Friday, August 12, 2011

Back to School


Today is a sad day. Now, you are probably thinking to yourself that you are sensing a theme… But today would be a sad day for me in a year when my oldest son did not die. Today was the first day of school. I am extremely upset that our school board decided to start school the 12th of August, but that is not why this is sad, nor can I complain about it anymore today. The first day of school is a time of turmoil for me. It is joyous to see kids excited to go back to school, to feel that this year might be good, to see new shoes and school supplies all lined up, but to me it is always depressing. It makes me realize how old my children are getting, how much I have not accomplished, how much I had planned on doing, how much I have failed in that plan and how much there is left to do with the realization that it will probably never get done. I realize that the little children that I rocked in my arms, that crawled around on my floors are growing up, that they need me less and less each year. My own feelings of inadequacy in preparing them for the real world set in as well, and make today extremely difficult.  There is the realization that at some point, my house will not be filled with children laughing; gone will be the days of them crawling up on my lap and snuggling in tight. And I am not ready for those days to be gone. I want to hang on, at least just a little bit longer. While I love the stages that they are at, it makes me sad that the littleness of them is gone. And I panic that I may not have done what needs to be done in order for them to be successful, well adjusted, well rounded adults.

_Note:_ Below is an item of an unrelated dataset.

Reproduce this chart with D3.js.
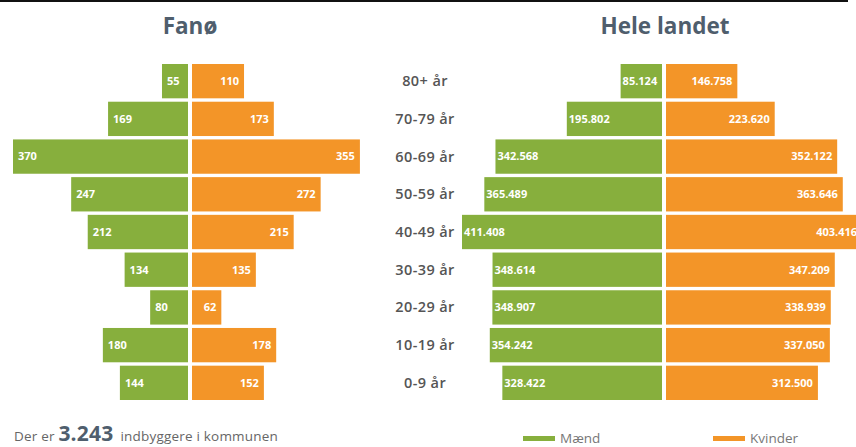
<!DOCTYPE html>
<html>
<head>
<meta charset="utf-8">
<script src="https://cdn.jsdelivr.net/npm/d3@7"></script>
<style>
  body { margin: 0; background: #fff; }
  svg { display: block; font-family: "Open Sans", "Noto Sans", sans-serif; }
</style>
</head>
<body>
<svg id="chart"></svg>
<script>
// aldersgrupper, fra ældst til yngst
const ages = ["80+ år", "70-79 år", "60-69 år", "50-59 år", "40-49 år", "30-39 år", "20-29 år", "10-19 år", "0-9 år"];
const fanoMaend = [55, 169, 370, 247, 212, 134, 80, 180, 144];
const fanoKvinder = [110, 173, 355, 272, 215, 135, 62, 178, 152];
const landMaend = [85124, 195802, 342568, 365489, 411408, 348614, 348907, 354242, 328422];
const landKvinder = [146758, 223620, 352122, 363646, 403416, 347209, 338939, 337050, 312500];
const totalFano = 3243;

const green = "#87af3d", orange = "#f39528";
const fmt = d3.format(",d");
const dk = v => fmt(v).replace(/,/g, ".");

const svg = d3.select("#chart").attr("width", 856).attr("height", 447);

// sort streg i toppen
svg.append("rect").attr("x", 0).attr("y", 0).attr("width", 848).attr("height", 2).attr("fill", "#111");

const y = d3.scaleBand().domain(ages).range([64, 400]).paddingInner(0.09);

// tegn en pyramide
function pyramid(opts) {
  let g = svg.append("g");
  let xm = d3.scaleLinear().domain([0, opts.max]).range([0, opts.width]);

  g.append("text")
    .attr("x", opts.center).attr("y", 34)
    .attr("text-anchor", "middle")
    .attr("font-size", 22.5).attr("font-weight", 700)
    .attr("fill", "#4f5e6d")
    .text(opts.title);

  g.selectAll(".m").data(opts.m).join("rect")
    .attr("x", d => opts.leftEdge - xm(d))
    .attr("y", (d, i) => y(ages[i]))
    .attr("width", d => xm(d))
    .attr("height", y.bandwidth())
    .attr("fill", green);

  g.selectAll(".k").data(opts.k).join("rect")
    .attr("x", opts.rightEdge)
    .attr("y", (d, i) => y(ages[i]))
    .attr("width", d => xm(d))
    .attr("height", y.bandwidth())
    .attr("fill", orange);

  g.selectAll(".ml").data(opts.m).join("text")
    .attr("x", d => opts.leftEdge - xm(d) + opts.pad)
    .attr("y", (d, i) => y(ages[i]) + y.bandwidth() / 2)
    .attr("dy", "0.35em")
    .attr("font-size", 11).attr("font-weight", 700)
    .attr("fill", "#fff")
    .text(d => dk(d));

  g.selectAll(".kl").data(opts.k).join("text")
    .attr("x", d => opts.rightEdge + xm(d) - 5)
    .attr("y", (d, i) => y(ages[i]) + y.bandwidth() / 2)
    .attr("dy", "0.35em")
    .attr("text-anchor", "end")
    .attr("font-size", 11).attr("font-weight", 700)
    .attr("fill", "#fff")
    .text(d => dk(d));
}

pyramid({ title: "Fanø", center: 190, m: fanoMaend, k: fanoKvinder, max: 370, width: 175, leftEdge: 188, rightEdge: 192, pad: 5 });
pyramid({ title: "Hele landet", center: 665, m: landMaend, k: landKvinder, max: 411408, width: 200, leftEdge: 662, rightEdge: 666, pad: 2 });

// alderslabels i midten
svg.selectAll(".age").data(ages).join("text")
  .attr("x", 425)
  .attr("y", d => y(d) + y.bandwidth() / 2)
  .attr("dy", "0.35em")
  .attr("text-anchor", "middle")
  .attr("font-size", 14.5).attr("font-weight", 600)
  .attr("letter-spacing", 0.4)
  .attr("fill", "#555")
  .text(d => d);

// tekst i bunden
let foot = svg.append("text").attr("x", 14).attr("y", 441).attr("fill", "#666")
  .attr("font-size", 13.5).attr("letter-spacing", 0.2);
foot.append("tspan").text("Der er ");
foot.append("tspan").attr("font-size", 21).attr("font-weight", 700).attr("fill", "#4f5e6d").text(dk(totalFano));
foot.append("tspan").attr("dx", 7).text("indbyggere i kommunen");

// legende
const legend = [{ name: "Mænd", color: green, x: 523 }, { name: "Kvinder", color: orange, x: 713 }];
let lg = svg.selectAll(".lg").data(legend).join("g");
lg.append("rect").attr("x", d => d.x).attr("y", 436).attr("width", 32).attr("height", 5).attr("fill", d => d.color);
lg.append("text").attr("x", d => d.x + 37).attr("y", 443)
  .attr("font-size", 13.5).attr("fill", "#777").text(d => d.name);
</script>
</body>
</html>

I feel the pressure of time beating like a heartbeat. Time passes too quickly and I need it to slow down. I feel as if I can’t keep up, it’s just moving too fast for me. And this year, is sadder still. It would have been difficult enough realizing Austin was an adult now and starting a completely new phase of his life, but it would have been filled with plans for college and life. Now there is just a gaping hole where all those plans used to be. There is no dorm room survival list, no college books to order, no planning and worry about how he will do away at college, no curiosity of where that journey will take him.  And that does not ease the pain of the day.